— Start —

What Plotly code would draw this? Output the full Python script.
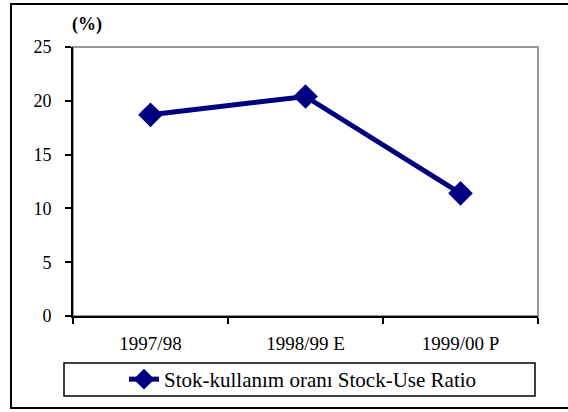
import plotly.graph_objects as go

categories = ["1997/98", "1998/99 E", "1999/00 P"]
stock_use_ratio = [18.7, 20.4, 11.4]
series_name = "Stok-kullanım oranı Stock-Use Ratio"
y_ticks = [0, 5, 10, 15, 20, 25]

W, H = 568, 412
L, R, T, B = 73, 538, 47, 316  # plot area in pixels


def px(x):
    return (x - L) / (R - L)


def py(y):
    return (B - y) / (B - T)


FONT = "Liberation Serif"
NAVY = "#000080"

fig = go.Figure()
fig.add_trace(go.Scatter(
    x=categories, y=stock_use_ratio, name=series_name,
    mode="lines+markers",
    line=dict(color=NAVY, width=5),
    marker=dict(symbol="diamond", size=19, color=NAVY),
    showlegend=True,
))

shapes = [
    # outer chart frame
    dict(type="rect", xref="paper", yref="paper",
         x0=px(11), x1=px(575), y0=py(408), y1=py(4),
         line=dict(color="black", width=2), layer="below"),
    # plot area frame (gray)
    dict(type="rect", xref="paper", yref="paper",
         x0=0, x1=1, y0=0, y1=1,
         line=dict(color="#999999", width=2), layer="below"),
    # legend frame
    dict(type="rect", xref="paper", yref="paper",
         x0=px(64), x1=px(535), y0=py(396), y1=py(363),
         line=dict(color="black", width=1.5), layer="below"),
]

fig.update_layout(
    width=W, height=H,
    margin=dict(l=L, r=W - R, t=T, b=H - B, pad=0),
    paper_bgcolor="white", plot_bgcolor="white",
    font=dict(family=FONT, size=18, color="black"),
    shapes=shapes,
    showlegend=True,
    legend=dict(
        x=px(124), xanchor="left", y=py(379.5), yanchor="middle",
        bgcolor="rgba(0,0,0,0)", borderwidth=0,
        font=dict(family=FONT, size=21, color="black"),
    ),
    annotations=[dict(
        text="<b>(%)</b>", xref="paper", yref="paper",
        x=px(87), y=py(24), xanchor="center", yanchor="middle",
        showarrow=False, font=dict(family=FONT, size=18, color="black"),
    )],
    xaxis=dict(
        type="category", range=[-0.5, 2.5],
        tickson="boundaries", ticks="outside", ticklen=6, tickwidth=2,
        tickcolor="black", showline=True, linecolor="black", linewidth=2,
        showgrid=False, zeroline=False, ticklabelstandoff=9,
        tickfont=dict(family=FONT, size=19, color="black"),
    ),
    yaxis=dict(
        range=[0, 25], tickvals=y_ticks, ticks="outside", ticklen=6,
        tickwidth=2, tickcolor="black", showline=True, linecolor="black",
        linewidth=2, showgrid=False, zeroline=False, ticklabelstandoff=10,
        tickfont=dict(family=FONT, size=18, color="black"),
    ),
)

fig.write_html(
    "out.html",
    config={"displayModeBar": False},
    post_script="document.body.style.margin='0';document.body.style.overflow='hidden';",
)
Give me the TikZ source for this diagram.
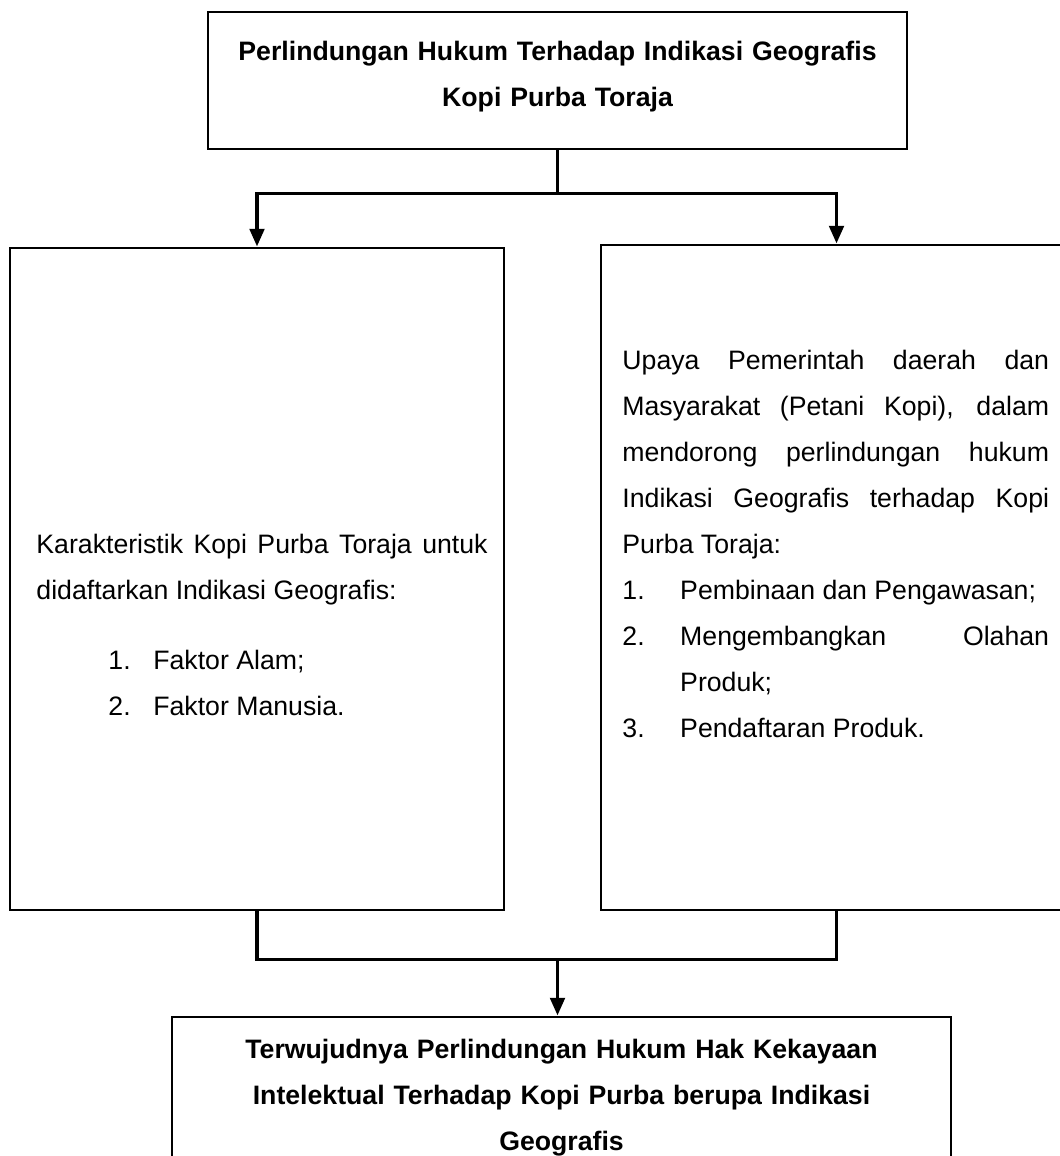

— End —

◆ Written instruction
Copy nothing past the line containing "L, R, T, B = 73, 538, 47, 316": reproduce every line from the start of the records up to it, skipping pictures.

◆ Task output
What Plotly code would draw this? Output the full Python script.
import plotly.graph_objects as go

categories = ["1997/98", "1998/99 E", "1999/00 P"]
stock_use_ratio = [18.7, 20.4, 11.4]
series_name = "Stok-kullanım oranı Stock-Use Ratio"
y_ticks = [0, 5, 10, 15, 20, 25]

W, H = 568, 412
L, R, T, B = 73, 538, 47, 316  # plot area in pixels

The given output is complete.